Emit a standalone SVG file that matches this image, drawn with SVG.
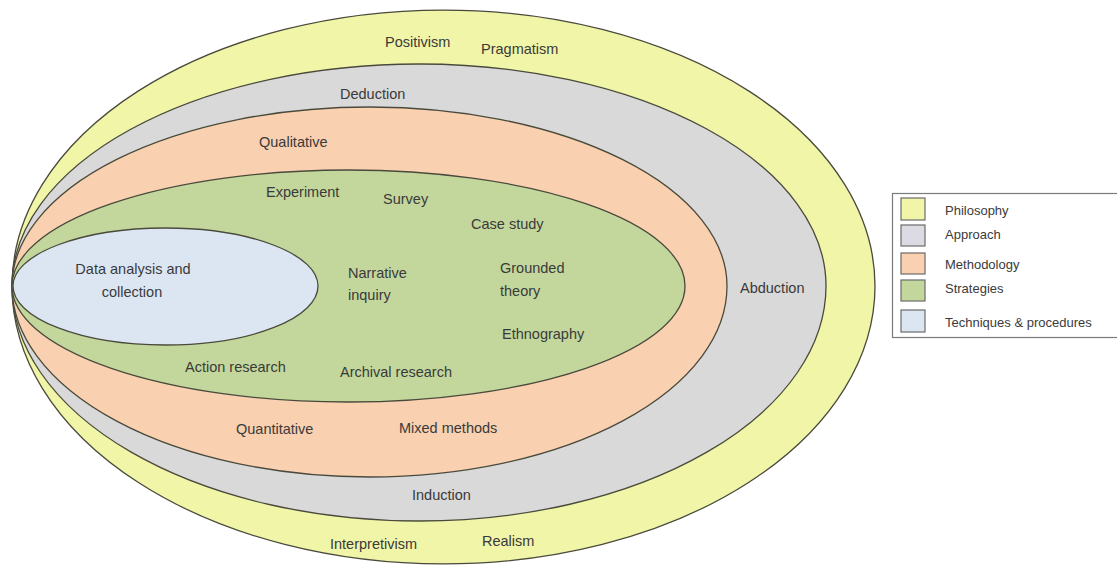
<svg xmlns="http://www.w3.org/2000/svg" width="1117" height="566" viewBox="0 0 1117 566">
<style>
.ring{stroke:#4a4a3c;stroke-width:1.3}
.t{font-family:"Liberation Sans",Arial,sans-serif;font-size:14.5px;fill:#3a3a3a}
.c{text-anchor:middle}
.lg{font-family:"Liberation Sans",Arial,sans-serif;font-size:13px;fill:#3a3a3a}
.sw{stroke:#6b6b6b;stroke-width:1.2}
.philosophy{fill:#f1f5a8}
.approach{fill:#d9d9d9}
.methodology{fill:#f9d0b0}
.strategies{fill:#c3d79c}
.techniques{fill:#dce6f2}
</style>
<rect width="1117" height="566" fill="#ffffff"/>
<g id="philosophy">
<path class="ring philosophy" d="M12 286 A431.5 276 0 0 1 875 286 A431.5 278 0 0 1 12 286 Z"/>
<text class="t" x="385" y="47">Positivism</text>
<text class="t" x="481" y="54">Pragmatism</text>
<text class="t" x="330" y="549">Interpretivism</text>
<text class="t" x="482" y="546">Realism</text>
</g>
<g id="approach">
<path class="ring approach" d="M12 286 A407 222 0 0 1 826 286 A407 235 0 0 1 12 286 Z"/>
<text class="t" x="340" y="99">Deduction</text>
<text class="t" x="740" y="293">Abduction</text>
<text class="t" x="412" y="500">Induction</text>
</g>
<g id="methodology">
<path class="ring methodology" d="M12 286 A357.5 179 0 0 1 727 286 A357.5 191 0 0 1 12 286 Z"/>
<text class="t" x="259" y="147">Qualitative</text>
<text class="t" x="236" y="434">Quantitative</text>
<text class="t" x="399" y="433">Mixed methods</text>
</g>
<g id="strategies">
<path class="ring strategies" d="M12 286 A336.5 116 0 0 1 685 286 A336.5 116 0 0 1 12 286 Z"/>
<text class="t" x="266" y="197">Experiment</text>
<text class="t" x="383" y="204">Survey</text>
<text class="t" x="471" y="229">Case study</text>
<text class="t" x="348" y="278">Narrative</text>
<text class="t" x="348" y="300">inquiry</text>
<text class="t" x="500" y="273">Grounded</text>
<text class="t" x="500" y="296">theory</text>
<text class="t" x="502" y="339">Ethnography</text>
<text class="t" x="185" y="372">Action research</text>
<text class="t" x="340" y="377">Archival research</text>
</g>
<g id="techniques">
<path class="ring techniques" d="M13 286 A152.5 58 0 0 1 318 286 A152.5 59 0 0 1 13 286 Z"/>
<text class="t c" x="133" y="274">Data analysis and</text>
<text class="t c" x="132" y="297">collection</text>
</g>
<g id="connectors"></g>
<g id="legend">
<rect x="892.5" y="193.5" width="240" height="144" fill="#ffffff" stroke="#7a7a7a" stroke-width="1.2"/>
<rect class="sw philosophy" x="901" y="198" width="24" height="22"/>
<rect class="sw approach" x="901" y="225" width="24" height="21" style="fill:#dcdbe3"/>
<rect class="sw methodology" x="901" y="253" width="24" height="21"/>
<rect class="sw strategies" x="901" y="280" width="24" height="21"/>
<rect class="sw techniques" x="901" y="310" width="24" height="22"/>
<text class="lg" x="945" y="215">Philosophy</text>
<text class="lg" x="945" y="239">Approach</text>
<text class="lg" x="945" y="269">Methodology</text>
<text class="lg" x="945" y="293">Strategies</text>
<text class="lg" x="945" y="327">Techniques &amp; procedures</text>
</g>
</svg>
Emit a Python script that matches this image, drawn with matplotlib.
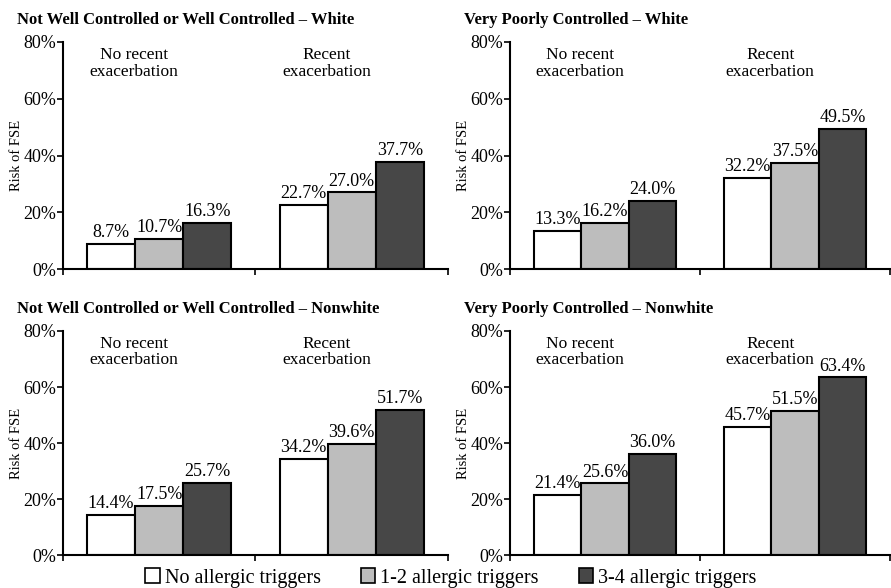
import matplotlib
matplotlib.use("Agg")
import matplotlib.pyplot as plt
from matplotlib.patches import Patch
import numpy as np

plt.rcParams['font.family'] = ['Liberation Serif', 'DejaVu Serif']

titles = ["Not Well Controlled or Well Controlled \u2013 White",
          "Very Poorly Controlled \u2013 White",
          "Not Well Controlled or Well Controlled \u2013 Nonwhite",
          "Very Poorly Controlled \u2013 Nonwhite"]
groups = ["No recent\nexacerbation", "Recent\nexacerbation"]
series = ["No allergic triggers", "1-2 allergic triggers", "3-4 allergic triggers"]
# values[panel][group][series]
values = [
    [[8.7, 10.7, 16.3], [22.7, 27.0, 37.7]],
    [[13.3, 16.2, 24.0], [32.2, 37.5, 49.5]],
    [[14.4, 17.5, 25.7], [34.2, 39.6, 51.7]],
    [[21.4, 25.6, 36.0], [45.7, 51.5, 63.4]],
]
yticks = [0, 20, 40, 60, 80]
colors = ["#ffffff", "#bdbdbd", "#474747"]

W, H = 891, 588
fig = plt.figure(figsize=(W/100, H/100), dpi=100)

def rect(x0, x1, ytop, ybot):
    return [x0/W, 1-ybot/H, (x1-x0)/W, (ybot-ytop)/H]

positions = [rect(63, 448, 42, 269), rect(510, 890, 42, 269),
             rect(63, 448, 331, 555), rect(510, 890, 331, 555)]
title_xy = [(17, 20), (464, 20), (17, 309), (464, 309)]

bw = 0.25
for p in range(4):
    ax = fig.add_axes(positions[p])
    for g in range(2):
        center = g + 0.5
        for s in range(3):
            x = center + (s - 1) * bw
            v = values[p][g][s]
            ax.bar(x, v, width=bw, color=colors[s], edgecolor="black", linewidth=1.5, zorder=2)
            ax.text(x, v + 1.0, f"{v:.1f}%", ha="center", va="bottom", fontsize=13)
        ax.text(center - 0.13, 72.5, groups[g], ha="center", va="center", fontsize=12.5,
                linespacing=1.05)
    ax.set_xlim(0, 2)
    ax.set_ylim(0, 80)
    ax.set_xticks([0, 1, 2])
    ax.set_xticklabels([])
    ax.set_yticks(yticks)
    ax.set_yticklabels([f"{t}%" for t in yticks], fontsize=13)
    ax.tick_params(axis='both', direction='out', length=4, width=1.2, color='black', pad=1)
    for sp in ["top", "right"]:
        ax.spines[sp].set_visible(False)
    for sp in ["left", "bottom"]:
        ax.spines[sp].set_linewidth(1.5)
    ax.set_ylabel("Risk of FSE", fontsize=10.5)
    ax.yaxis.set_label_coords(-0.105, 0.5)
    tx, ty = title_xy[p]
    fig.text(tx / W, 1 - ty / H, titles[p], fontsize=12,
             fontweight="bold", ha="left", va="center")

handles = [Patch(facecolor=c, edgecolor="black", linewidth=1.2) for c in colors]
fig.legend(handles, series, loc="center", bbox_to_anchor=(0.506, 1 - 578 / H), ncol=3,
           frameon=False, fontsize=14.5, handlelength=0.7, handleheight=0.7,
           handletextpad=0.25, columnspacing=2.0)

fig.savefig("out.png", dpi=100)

*****

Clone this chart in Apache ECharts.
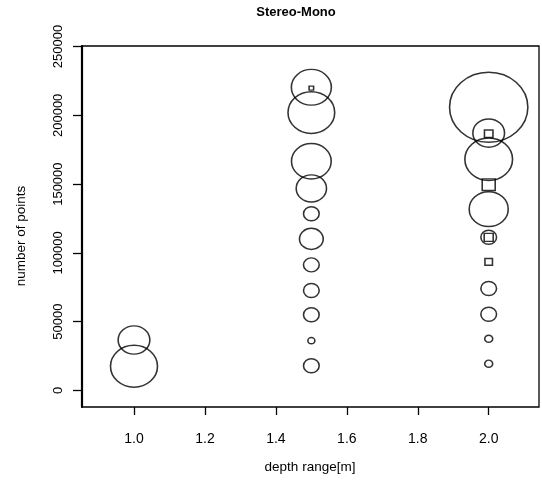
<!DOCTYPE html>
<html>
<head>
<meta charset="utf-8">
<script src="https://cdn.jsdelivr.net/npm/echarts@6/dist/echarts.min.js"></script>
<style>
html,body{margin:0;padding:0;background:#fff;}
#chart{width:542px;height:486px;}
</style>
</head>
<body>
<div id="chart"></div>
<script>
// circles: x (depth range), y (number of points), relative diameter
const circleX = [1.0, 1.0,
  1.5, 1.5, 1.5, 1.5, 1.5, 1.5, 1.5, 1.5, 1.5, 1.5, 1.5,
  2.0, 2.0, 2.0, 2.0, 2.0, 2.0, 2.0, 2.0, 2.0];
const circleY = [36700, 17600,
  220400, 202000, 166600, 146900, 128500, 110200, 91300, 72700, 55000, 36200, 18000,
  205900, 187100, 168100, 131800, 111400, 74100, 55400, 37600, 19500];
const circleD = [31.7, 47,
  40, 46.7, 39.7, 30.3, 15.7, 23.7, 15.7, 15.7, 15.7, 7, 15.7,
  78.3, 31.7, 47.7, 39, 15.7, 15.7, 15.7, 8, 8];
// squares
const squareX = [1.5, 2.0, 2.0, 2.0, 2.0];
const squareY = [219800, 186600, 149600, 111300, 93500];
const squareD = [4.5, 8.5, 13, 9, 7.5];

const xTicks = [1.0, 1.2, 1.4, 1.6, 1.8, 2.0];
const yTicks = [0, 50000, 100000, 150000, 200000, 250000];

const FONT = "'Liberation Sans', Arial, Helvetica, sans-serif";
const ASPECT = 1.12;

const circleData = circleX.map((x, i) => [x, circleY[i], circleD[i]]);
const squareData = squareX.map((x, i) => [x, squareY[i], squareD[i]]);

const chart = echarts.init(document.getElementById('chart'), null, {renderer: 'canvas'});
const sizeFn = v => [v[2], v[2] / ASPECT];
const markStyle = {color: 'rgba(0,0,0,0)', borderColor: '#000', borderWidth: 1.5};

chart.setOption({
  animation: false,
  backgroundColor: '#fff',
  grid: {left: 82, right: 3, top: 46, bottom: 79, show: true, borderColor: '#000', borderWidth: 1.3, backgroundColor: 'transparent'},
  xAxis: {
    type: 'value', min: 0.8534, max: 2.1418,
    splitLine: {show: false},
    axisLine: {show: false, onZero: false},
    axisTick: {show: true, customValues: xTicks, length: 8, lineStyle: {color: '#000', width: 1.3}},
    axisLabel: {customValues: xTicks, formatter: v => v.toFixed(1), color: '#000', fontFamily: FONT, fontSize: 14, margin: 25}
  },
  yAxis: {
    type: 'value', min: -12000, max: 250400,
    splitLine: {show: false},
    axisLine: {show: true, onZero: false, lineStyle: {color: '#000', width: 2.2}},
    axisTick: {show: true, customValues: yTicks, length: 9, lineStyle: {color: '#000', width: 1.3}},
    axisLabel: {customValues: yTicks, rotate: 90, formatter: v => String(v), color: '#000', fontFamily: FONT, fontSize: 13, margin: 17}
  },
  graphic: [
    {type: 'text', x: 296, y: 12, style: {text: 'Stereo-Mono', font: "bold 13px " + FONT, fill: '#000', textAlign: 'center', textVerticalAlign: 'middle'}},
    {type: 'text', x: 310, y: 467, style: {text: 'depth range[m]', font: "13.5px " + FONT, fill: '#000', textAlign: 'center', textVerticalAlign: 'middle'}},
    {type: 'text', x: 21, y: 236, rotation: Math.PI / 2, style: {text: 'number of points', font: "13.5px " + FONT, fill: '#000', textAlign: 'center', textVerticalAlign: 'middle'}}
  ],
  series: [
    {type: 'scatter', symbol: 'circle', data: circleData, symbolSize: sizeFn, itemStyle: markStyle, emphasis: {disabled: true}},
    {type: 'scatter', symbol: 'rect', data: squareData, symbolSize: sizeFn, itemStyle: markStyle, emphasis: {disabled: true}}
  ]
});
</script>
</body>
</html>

*****

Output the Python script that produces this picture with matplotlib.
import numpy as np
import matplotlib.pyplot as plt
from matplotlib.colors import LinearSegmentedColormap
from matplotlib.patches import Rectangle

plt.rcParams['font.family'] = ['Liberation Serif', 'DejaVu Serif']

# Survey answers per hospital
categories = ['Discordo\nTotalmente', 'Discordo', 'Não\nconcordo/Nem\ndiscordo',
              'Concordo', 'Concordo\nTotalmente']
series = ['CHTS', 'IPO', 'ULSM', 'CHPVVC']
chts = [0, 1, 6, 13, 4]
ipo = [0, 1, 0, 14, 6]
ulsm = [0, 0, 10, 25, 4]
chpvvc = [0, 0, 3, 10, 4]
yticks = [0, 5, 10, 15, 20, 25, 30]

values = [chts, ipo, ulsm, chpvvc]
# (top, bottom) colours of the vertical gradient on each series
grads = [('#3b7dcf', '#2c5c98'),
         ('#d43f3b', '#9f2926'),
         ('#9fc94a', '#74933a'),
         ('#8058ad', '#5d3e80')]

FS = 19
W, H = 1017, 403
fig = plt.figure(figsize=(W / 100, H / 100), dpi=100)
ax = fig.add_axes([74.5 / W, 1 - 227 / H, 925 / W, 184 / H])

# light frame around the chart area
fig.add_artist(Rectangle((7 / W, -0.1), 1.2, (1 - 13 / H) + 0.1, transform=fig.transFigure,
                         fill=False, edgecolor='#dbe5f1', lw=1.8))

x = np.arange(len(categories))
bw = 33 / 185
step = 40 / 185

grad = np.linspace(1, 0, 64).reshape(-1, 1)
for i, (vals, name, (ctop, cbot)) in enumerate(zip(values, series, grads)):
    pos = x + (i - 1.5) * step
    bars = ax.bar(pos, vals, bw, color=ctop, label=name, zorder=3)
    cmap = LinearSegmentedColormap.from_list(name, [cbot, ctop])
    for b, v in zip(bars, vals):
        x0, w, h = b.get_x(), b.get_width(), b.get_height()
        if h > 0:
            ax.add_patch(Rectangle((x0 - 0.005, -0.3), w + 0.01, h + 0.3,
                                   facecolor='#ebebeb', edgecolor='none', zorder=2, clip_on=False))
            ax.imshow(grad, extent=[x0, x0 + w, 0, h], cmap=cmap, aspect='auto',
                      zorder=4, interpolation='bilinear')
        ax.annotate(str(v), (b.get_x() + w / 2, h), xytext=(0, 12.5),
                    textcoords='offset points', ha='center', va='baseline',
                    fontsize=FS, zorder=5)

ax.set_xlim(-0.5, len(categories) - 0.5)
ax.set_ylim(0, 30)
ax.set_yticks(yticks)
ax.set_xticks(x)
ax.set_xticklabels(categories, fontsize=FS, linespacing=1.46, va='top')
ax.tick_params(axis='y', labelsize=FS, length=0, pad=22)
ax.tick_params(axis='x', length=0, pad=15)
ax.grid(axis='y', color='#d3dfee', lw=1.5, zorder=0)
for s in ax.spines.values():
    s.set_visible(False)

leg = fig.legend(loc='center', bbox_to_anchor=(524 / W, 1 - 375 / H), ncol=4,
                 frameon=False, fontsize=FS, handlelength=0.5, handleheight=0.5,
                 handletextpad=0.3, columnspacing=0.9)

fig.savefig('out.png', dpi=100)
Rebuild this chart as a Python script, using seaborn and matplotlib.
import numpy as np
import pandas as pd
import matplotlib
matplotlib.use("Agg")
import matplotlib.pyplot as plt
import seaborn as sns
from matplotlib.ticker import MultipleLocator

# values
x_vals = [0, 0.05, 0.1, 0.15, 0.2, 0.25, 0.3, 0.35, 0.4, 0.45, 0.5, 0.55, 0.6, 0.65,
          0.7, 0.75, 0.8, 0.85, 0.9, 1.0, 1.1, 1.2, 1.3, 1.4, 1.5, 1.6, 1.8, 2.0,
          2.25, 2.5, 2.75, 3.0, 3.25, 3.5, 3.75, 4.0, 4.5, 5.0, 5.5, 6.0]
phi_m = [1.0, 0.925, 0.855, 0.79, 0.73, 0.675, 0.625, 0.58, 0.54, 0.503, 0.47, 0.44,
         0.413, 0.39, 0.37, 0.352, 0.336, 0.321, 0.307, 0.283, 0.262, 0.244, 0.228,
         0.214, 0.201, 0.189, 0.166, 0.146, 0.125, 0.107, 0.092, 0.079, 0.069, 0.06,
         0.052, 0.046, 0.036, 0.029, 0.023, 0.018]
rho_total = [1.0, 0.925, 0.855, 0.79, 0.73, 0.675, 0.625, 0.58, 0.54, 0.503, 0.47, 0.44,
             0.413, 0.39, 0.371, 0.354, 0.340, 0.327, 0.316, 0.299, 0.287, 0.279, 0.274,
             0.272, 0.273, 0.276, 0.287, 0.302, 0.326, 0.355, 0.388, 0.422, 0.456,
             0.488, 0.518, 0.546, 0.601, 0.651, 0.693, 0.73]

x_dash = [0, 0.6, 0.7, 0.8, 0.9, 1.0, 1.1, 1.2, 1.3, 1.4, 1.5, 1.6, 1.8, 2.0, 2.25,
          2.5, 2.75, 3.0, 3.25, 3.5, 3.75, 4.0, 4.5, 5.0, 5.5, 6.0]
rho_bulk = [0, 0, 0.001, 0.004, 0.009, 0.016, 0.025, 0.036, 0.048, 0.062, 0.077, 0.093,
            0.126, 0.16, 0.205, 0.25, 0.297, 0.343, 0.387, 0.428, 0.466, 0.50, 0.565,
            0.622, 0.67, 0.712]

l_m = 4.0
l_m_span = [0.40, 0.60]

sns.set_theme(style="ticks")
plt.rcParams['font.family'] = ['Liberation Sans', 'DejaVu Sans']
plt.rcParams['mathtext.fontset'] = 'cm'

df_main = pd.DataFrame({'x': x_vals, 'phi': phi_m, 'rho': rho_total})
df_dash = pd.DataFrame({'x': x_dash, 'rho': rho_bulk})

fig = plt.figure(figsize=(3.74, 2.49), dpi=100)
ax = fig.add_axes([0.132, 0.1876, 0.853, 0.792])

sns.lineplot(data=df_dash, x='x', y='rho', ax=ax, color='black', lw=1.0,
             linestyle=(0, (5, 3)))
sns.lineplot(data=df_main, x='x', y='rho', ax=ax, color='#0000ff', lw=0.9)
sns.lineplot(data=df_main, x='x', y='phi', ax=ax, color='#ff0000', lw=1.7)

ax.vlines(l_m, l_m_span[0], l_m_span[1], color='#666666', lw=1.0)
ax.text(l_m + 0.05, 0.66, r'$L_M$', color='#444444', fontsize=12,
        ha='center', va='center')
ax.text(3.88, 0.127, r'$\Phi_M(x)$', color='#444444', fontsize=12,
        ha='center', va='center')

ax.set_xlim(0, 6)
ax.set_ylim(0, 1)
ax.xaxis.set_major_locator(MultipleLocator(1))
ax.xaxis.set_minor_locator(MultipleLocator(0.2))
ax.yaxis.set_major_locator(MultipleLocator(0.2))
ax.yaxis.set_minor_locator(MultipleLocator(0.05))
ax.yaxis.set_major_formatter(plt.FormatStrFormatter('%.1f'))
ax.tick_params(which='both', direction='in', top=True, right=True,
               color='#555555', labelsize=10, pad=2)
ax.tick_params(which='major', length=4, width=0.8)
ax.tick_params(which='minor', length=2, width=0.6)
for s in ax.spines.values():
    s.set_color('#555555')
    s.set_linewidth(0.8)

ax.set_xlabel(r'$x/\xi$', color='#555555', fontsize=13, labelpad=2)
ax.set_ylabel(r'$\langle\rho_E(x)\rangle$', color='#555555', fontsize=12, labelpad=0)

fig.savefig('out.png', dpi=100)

*****

§ YOUR TASK:
Reproduce the lines exactly, from the line that contains "Rebuild this chart" through the line that contains "ax = fig.add_axes([0.132, 0.1876, 0.853, 0.792])", and nothing more.

§ WRITTEN SOLUTION:
Rebuild this chart as a Python script, using seaborn and matplotlib.
import numpy as np
import pandas as pd
import matplotlib
matplotlib.use("Agg")
import matplotlib.pyplot as plt
import seaborn as sns
from matplotlib.ticker import MultipleLocator

# values
x_vals = [0, 0.05, 0.1, 0.15, 0.2, 0.25, 0.3, 0.35, 0.4, 0.45, 0.5, 0.55, 0.6, 0.65,
          0.7, 0.75, 0.8, 0.85, 0.9, 1.0, 1.1, 1.2, 1.3, 1.4, 1.5, 1.6, 1.8, 2.0,
          2.25, 2.5, 2.75, 3.0, 3.25, 3.5, 3.75, 4.0, 4.5, 5.0, 5.5, 6.0]
phi_m = [1.0, 0.925, 0.855, 0.79, 0.73, 0.675, 0.625, 0.58, 0.54, 0.503, 0.47, 0.44,
         0.413, 0.39, 0.37, 0.352, 0.336, 0.321, 0.307, 0.283, 0.262, 0.244, 0.228,
         0.214, 0.201, 0.189, 0.166, 0.146, 0.125, 0.107, 0.092, 0.079, 0.069, 0.06,
         0.052, 0.046, 0.036, 0.029, 0.023, 0.018]
rho_total = [1.0, 0.925, 0.855, 0.79, 0.73, 0.675, 0.625, 0.58, 0.54, 0.503, 0.47, 0.44,
             0.413, 0.39, 0.371, 0.354, 0.340, 0.327, 0.316, 0.299, 0.287, 0.279, 0.274,
             0.272, 0.273, 0.276, 0.287, 0.302, 0.326, 0.355, 0.388, 0.422, 0.456,
             0.488, 0.518, 0.546, 0.601, 0.651, 0.693, 0.73]

x_dash = [0, 0.6, 0.7, 0.8, 0.9, 1.0, 1.1, 1.2, 1.3, 1.4, 1.5, 1.6, 1.8, 2.0, 2.25,
          2.5, 2.75, 3.0, 3.25, 3.5, 3.75, 4.0, 4.5, 5.0, 5.5, 6.0]
rho_bulk = [0, 0, 0.001, 0.004, 0.009, 0.016, 0.025, 0.036, 0.048, 0.062, 0.077, 0.093,
            0.126, 0.16, 0.205, 0.25, 0.297, 0.343, 0.387, 0.428, 0.466, 0.50, 0.565,
            0.622, 0.67, 0.712]

l_m = 4.0
l_m_span = [0.40, 0.60]

sns.set_theme(style="ticks")
plt.rcParams['font.family'] = ['Liberation Sans', 'DejaVu Sans']
plt.rcParams['mathtext.fontset'] = 'cm'

df_main = pd.DataFrame({'x': x_vals, 'phi': phi_m, 'rho': rho_total})
df_dash = pd.DataFrame({'x': x_dash, 'rho': rho_bulk})

fig = plt.figure(figsize=(3.74, 2.49), dpi=100)
ax = fig.add_axes([0.132, 0.1876, 0.853, 0.792])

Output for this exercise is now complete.